[START]
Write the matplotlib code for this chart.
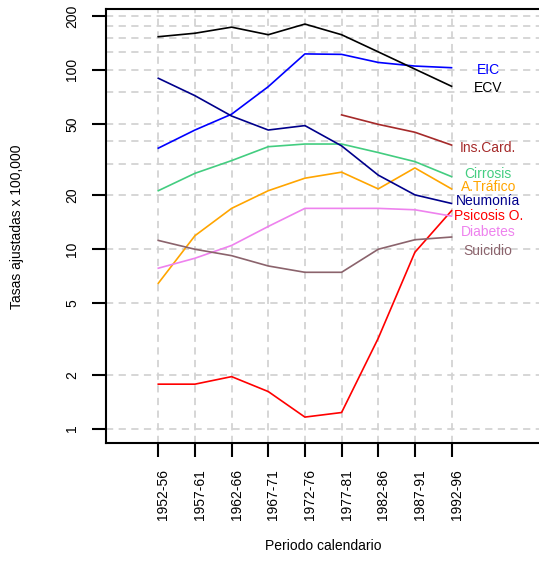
import matplotlib
matplotlib.use("Agg")
import matplotlib.pyplot as plt
from matplotlib.ticker import NullLocator
from matplotlib.transforms import ScaledTranslation

plt.rcParams['font.family'] = ['Liberation Sans', 'DejaVu Sans']

# periodos de calendario (eje x)
periodos = ['1952-56', '1957-61', '1962-66', '1967-71', '1972-76',
            '1977-81', '1982-86', '1987-91', '1992-96']

# tasas ajustadas x 100,000
ecv       = [153, 160, 173, 157, 180, 157, 126, 101, 81]
eic       = [36.6, 46.2, 56.6, 80.6, 122.7, 122, 110, 105, 102.8]
neumonia  = [89.8, 71.8, 55.3, 46.2, 48.9, 37.7, 25.9, 20.1, 18.0]
cirrosis  = [21.2, 26.5, 31.2, 37.3, 38.6, 38.6, 34.6, 30.8, 25.4]
trafico   = [6.46, 11.9, 16.9, 21.2, 24.9, 26.9, 21.7, 28.4, 21.7]
diabetes  = [7.84, 8.91, 10.5, 13.4, 16.9, 16.9, 16.9, 16.6, 15.3]
suicidio  = [11.2, 10.0, 9.21, 8.07, 7.44, 7.44, 10.0, 11.3, 11.7]
psicosis  = [1.77, 1.77, 1.95, 1.61, 1.16, 1.23, 3.19, 9.62, 16.4]
ins_card  = [56.1, 49.7, 44.9, 38.1]   # solo desde 1977-81

nombres  = ['EIC', 'ECV', 'Ins.Card.', 'Cirrosis', 'A.Tráfico',
            'Neumonía', 'Psicosis O.', 'Diabetes', 'Suicidio']
colores  = ['#0000FF', '#000000', '#A52A2A', '#43CD80', '#FFA500',
            '#00008B', '#FF0000', '#EE82EE', '#8B636C']
# altura de cada etiqueta a la derecha
pos_etiq = [100, 78.9, 36.9, 26.3, 22.3, 18.6, 15.3, 12.4, 9.8]

ticks_y   = [1, 2, 5, 10, 20, 50, 100, 200]
rejilla_y = [1, 2, 5, 10, 20, 30, 40, 50, 75, 100, 125, 150, 175, 200]

x = list(range(1, len(periodos) + 1))
x_ic = x[5:]

fig = plt.figure(figsize=(5.39, 5.61), dpi=100)
ax = fig.add_axes([105.7 / 539, 1 - 442.7 / 561,
                   (541 - 105.7) / 539, (442.7 - 9) / 561])
ax.set_yscale('log')
ax.set_xlim(-0.434, 11.44)
ax.set_ylim(0.835, 218.4)

# rejilla a trazos
for v in rejilla_y:
    ax.axhline(v, color='#D3D3D3', lw=1.3, ls=(0, (4, 3)), zorder=0)
for i in x:
    ax.axvline(i, color='#D3D3D3', lw=1.3, ls=(0, (4, 3)), zorder=0)

series = [eic, ecv, ins_card, cirrosis, trafico,
          neumonia, psicosis, diabetes, suicidio]
for nom, serie, col, yl in zip(nombres, series, colores, pos_etiq):
    xs = x_ic if nom == 'Ins.Card.' else x
    ax.plot(xs, serie, color=col, lw=1.2)
    ax.text(10, yl, nom, color=col, fontsize=10, ha='center', va='center')

# ejes estilo R
ax.spines['right'].set_visible(False)
for s in ['left', 'top', 'bottom']:
    ax.spines[s].set_linewidth(1.5)

ax.set_yticks(ticks_y)
ax.set_yticklabels([str(t) for t in ticks_y], rotation=90, va='center')
ax.yaxis.set_minor_locator(NullLocator())
ax.set_xticks(x)
ax.set_xticklabels(periodos, rotation=90, ha='center', va='top')
ax.tick_params(length=10, width=1.5, labelsize=10)
ax.tick_params(axis='y', pad=9)
ax.tick_params(axis='x', pad=9)
for lab in ax.get_xticklabels():
    lab.set_transform(lab.get_transform() +
                      ScaledTranslation(0.05, 0, fig.dpi_scale_trans))

fig.text(17 / 539, 1 - 226.8 / 561, 'Tasas ajustadas x 100,000',
         rotation=90, ha='center', va='center', fontsize=10)
fig.text(323.3 / 539, 1 - 546.5 / 561, 'Periodo calendario',
         ha='center', va='center', fontsize=10)

fig.savefig('out.png', dpi=100)
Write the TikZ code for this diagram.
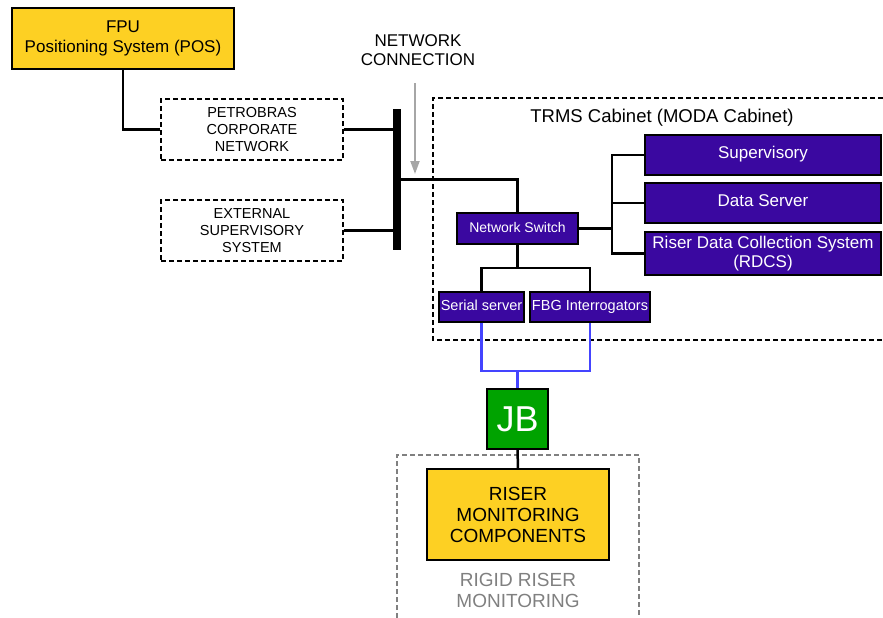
\documentclass[tikz,border=0pt]{standalone}
\usepackage{fontspec}
\setmainfont{Liberation Sans}
\usepackage{tikz}
\usetikzlibrary{arrows.meta}

\definecolor{posyellow}{HTML}{FDD023}
\definecolor{trmspurple}{HTML}{3A08A0}
\definecolor{jbgreen}{HTML}{00A300}
\definecolor{fiberblue}{HTML}{4444FF}

\tikzset{
    box/.style={draw, line width=1.2pt, inner sep=0pt, align=center},
    yellowbox/.style={box, fill=posyellow},
    dashbox/.style={box, dashed, dash pattern=on 5pt off 3pt},
    purplebox/.style={box, fill=trmspurple, text=white},
    oneline/.style={text height=0.72em, text depth=0pt},
    link/.style={line width=2.5pt},
    fiber/.style={line width=2.5pt, draw=fiberblue},
}

\begin{document}
\begin{tikzpicture}[x=1pt, y=-1pt]
    \useasboundingbox (0,0) rectangle (883,618);
    \node[yellowbox, minimum width=222pt, minimum height=61pt,
          font=\fontsize{17}{20}\selectfont](fpu) at (123,38.5)
          {FPU\\Positioning System (POS)};
    \node[dashbox, minimum width=182pt, minimum height=61pt,
          font=\fontsize{14.5}{17}\selectfont](petro) at (252,129.5)
          {PETROBRAS\\CORPORATE\\NETWORK};
    \node[dashbox, minimum width=182pt, minimum height=61pt,
          font=\fontsize{14.5}{17}\selectfont](ext) at (252,230.5)
          {EXTERNAL\\SUPERVISORY\\SYSTEM};
    \node[fill=black, inner sep=0pt, minimum width=8pt, minimum height=141pt](bus) at (397,179.5) {};
    \node[align=center, font=\fontsize{17}{19}\selectfont](netlabel) at (418,50)
          {NETWORK\\CONNECTION};
    \coordinate (arrowtop) at (415,83);
    \coordinate (arrowtip) at (415,174);
    \draw[line width=2pt, draw=gray!70, -{Triangle[length=13pt, width=9pt]}] (arrowtop) -- (arrowtip);

    % TRMS cabinet
    \draw[line width=1.5pt, dash pattern=on 5pt off 3pt] (883,98) -| (433,340) -- (883,340);
    \node[font=\fontsize{18.5}{20}\selectfont](cabinet) at (662,118) {TRMS Cabinet (MODA Cabinet)};
    \node[purplebox, oneline, minimum width=121pt, minimum height=31pt,
          font=\fontsize{14}{16}\selectfont](switch) at (517.5,228.5) {Network Switch};
    \node[purplebox, oneline, minimum width=236pt, minimum height=40pt,
          font=\fontsize{17}{19}\selectfont](sup) at (763,155) {Supervisory};
    \node[purplebox, oneline, minimum width=236pt, minimum height=40pt,
          font=\fontsize{17}{19}\selectfont](data) at (763,203) {Data Server};
    \node[purplebox, minimum width=236pt, minimum height=43pt,
          font=\fontsize{17}{19}\selectfont](rdcs) at (763,253.5)
          {Riser Data Collection System\\(RDCS)};
    \node[purplebox, oneline, minimum width=85pt, minimum height=30pt,
          font=\fontsize{14.5}{16}\selectfont](serial) at (481.5,307) {Serial server};
    \node[purplebox, oneline, minimum width=120pt, minimum height=30pt,
          font=\fontsize{14.5}{16}\selectfont](fbg) at (590,307) {FBG Interrogators};

    % field side
    \node[box, fill=jbgreen, text=white, minimum width=61pt, minimum height=60pt,
          font=\fontsize{36}{38}\selectfont](jb) at (517.5,419) {JB};
    \draw[line width=1.5pt, draw=gray, dash pattern=on 5pt off 3pt] (397,618) |- (639,455) -- (639,618);
    \node[yellowbox, minimum width=182pt, minimum height=91pt,
          font=\fontsize{19}{21}\selectfont](riser) at (518,514.5)
          {RISER\\MONITORING\\COMPONENTS};
    \node[align=center, text=gray, font=\fontsize{19}{21}\selectfont](rigid) at (518,590)
          {RIGID RISER\\MONITORING};

    % connectors
    \coordinate (hub) at (612,228.5);
    \coordinate (split) at (517.5,268);
    \coordinate (join) at (517.5,371);
    \draw[link] (fpu.south) |- (petro.west);
    \draw[link] (petro.east) -- (petro.east -| bus.west);
    \draw[link] (ext.east) -- (ext.east -| bus.west);
    \draw[link] (bus.east) -| (switch.north);
    \draw[link] (switch.east) -- (hub);
    \draw[link] (sup.west) -| (hub) |- (rdcs.west);
    \draw[link] (data.west) -- (data.west -| hub);
    \draw[link] (switch.south) -- (split);
    \draw[link] (serial.north) |- (split) -| (fbg.north);
    \draw[fiber] (serial.south) |- (join) -| (fbg.south);
    \draw[fiber] (join) -- (jb.north);
    \draw[link] (jb.south) -- (riser.north);
\end{tikzpicture}
\end{document}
[END]
* [What you have to do]: Copy in full each line that holds the word "matplotlib".

* [Final result]:
Write the matplotlib code for this chart.
import matplotlib
matplotlib.use("Agg")
import matplotlib.pyplot as plt
from matplotlib.ticker import NullLocator
from matplotlib.transforms import ScaledTranslation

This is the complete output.